TodaysVerse.net
And I saw another angel fly in the midst of heaven, having the everlasting gospel to preach unto them that dwell on the earth, and to every nation, and kindred, and tongue, and people,
King James Version

Meaning

In this vision, John sees an angel flying through the open sky carrying what he calls 'the eternal gospel' — the good news about Jesus Christ. The word 'eternal' is significant: this message doesn't expire, doesn't get replaced by something newer, and doesn't have a shelf life. The four categories — every nation, tribe, language and people — is the Bible's deliberate way of saying every single human being on earth, with no exceptions whatsoever. In the context of Revelation, which contains vivid scenes of judgment and tribulation, this moment stands out: before the end, the announcement goes out to absolutely everyone. No one is left without the chance to hear.

Prayer

God, your gospel is so much bigger than I make it. It flies to every corner of the earth, to every kind of person, in every language I'll never speak. Expand my heart to match yours — to see every person as someone you're already reaching toward. Give me eyes for the ones I've been flying past. Amen.

Reflection

There's a detail in this verse that stops me cold: the angel doesn't go to the nations we'd expect — the ones with established churches, the ones with Bibles in forty translations, the ones already in the conversation.
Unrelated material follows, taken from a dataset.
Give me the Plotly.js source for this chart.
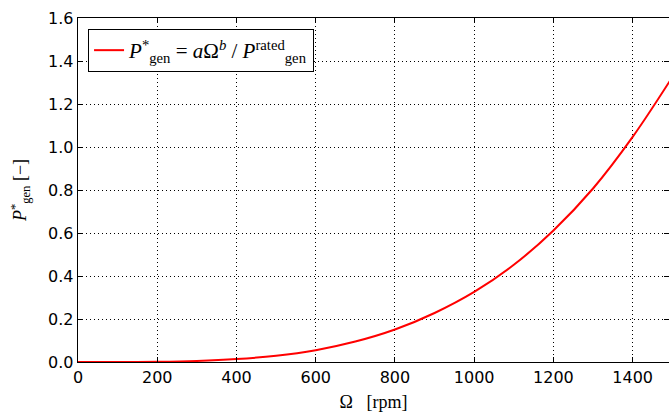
<!DOCTYPE html>
<html>
<head>
<meta charset="utf-8">
<script src="https://cdn.plot.ly/plotly-3.0.1.min.js"></script>
<style>html,body{margin:0;padding:0;background:#fff;}#chart{width:669px;height:416px;}</style>
</head>
<body>
<div id="chart"></div>
<script>
// Rotor speed [rpm]
const omega = [0, 100, 200, 300, 400, 500, 600, 700, 800, 900, 1000, 1100, 1200, 1300, 1400, 1500];
// Normalised generator power [-]
const pGen = [0, 0.0001, 0.0014, 0.0052, 0.0137, 0.029, 0.055, 0.095, 0.151, 0.228, 0.326, 0.452, 0.612, 0.807, 1.047, 1.325];
const xTicks = [0, 200, 400, 600, 800, 1000, 1200, 1400];
const yTicks = [0, 0.2, 0.4, 0.6, 0.8, 1.0, 1.2, 1.4, 1.6];

const serif = "Liberation Serif, DejaVu Serif, serif";
const sans = "DejaVu Sans, sans-serif";

const trace = {
  x: omega, y: pGen, type: 'scatter', mode: 'lines',
  line: {color: '#ff0000', width: 2, shape: 'spline', smoothing: 1},
  name: '<i>P</i><sup>*</sup><sub>gen</sub> = <i>a</i>Ω<sup><i>b</i></sup> / <i>P</i><sup>rated</sup><sub>gen</sub>'
};

const axisCommon = {
  showline: true, linecolor: '#000', linewidth: 1.3,
  ticks: 'inside', ticklen: 5, tickcolor: '#000', tickwidth: 1,
  showgrid: true, gridcolor: '#000', griddash: '1px,3px', gridwidth: 1,
  zeroline: false, mirror: 'ticks',
  tickfont: {family: sans, size: 16, color: '#000'}
};

const layout = {
  width: 669, height: 416,
  margin: {l: 78, r: 0, t: 18, b: 54},
  paper_bgcolor: '#fff', plot_bgcolor: '#fff',
  showlegend: true,
  xaxis: Object.assign({}, axisCommon, {
    range: [0, 1491.7], tickvals: xTicks, ticktext: xTicks.map(String),
    title: {text: 'Ω   [rpm]', font: {family: serif, size: 18, color: '#000'}, standoff: 10}
  }),
  yaxis: Object.assign({}, axisCommon, {
    range: [0, 1.6], tickvals: yTicks, ticktext: yTicks.map(v => v.toFixed(1)),
    title: {text: '<i>P</i><sup>*</sup><sub>gen</sub> [−]', font: {family: serif, size: 18, color: '#000'}, standoff: 16}
  }),
  legend: {
    x: 0.017, y: 0.968, xanchor: 'left', yanchor: 'top',
    bgcolor: '#fff', bordercolor: '#000', borderwidth: 1,
    font: {family: serif, size: 21, color: '#000'}
  }
};

Plotly.newPlot('chart', [trace], layout, {displayModeBar: false, staticPlot: true});
</script>
</body>
</html>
It goes to every tribe, every language, every people. Not the spiritually promising ones. Not the ones most likely to respond well. Every single category of human being hears this message. In Revelation's vision — a book not known for its warmth — this is a moment of staggering, indiscriminate grace. This should rearrange something in us. If God's reach is truly that wide — if the message is genuinely for every person on earth — then the question stops being whether we have time to care about people far outside our social radius. The question becomes whether our lives actually reflect that same scope. Who in your daily orbit have you quietly written off as 'not the type'? The colleague who mocks faith at lunch. The family member who walked away years ago. The neighbor you've never actually spoken to. This verse is a flying, gentle rebuke: the eternal gospel has no 'not the type.' It never did.

Discussion Questions

1

Why do you think the verse lists four distinct categories — nation, tribe, language, and people — rather than simply saying 'everyone'? What does that specificity suggest about God's intentionality?

2

Is there a type of person you find it genuinely hard to imagine receiving the gospel? What does your honest answer reveal about your picture of God?

3

If God's grace truly has no ethnic, cultural, or social boundaries, how does that challenge the ways Christians sometimes treat faith as belonging to a particular culture or demographic?

4

Think about your immediate community — your neighbors, coworkers, family. Who have you been flying past, treating as outside the reach of grace?

5

What is one step you could take this week to genuinely extend care or welcome to someone outside your usual circle — not as a project, but as a person?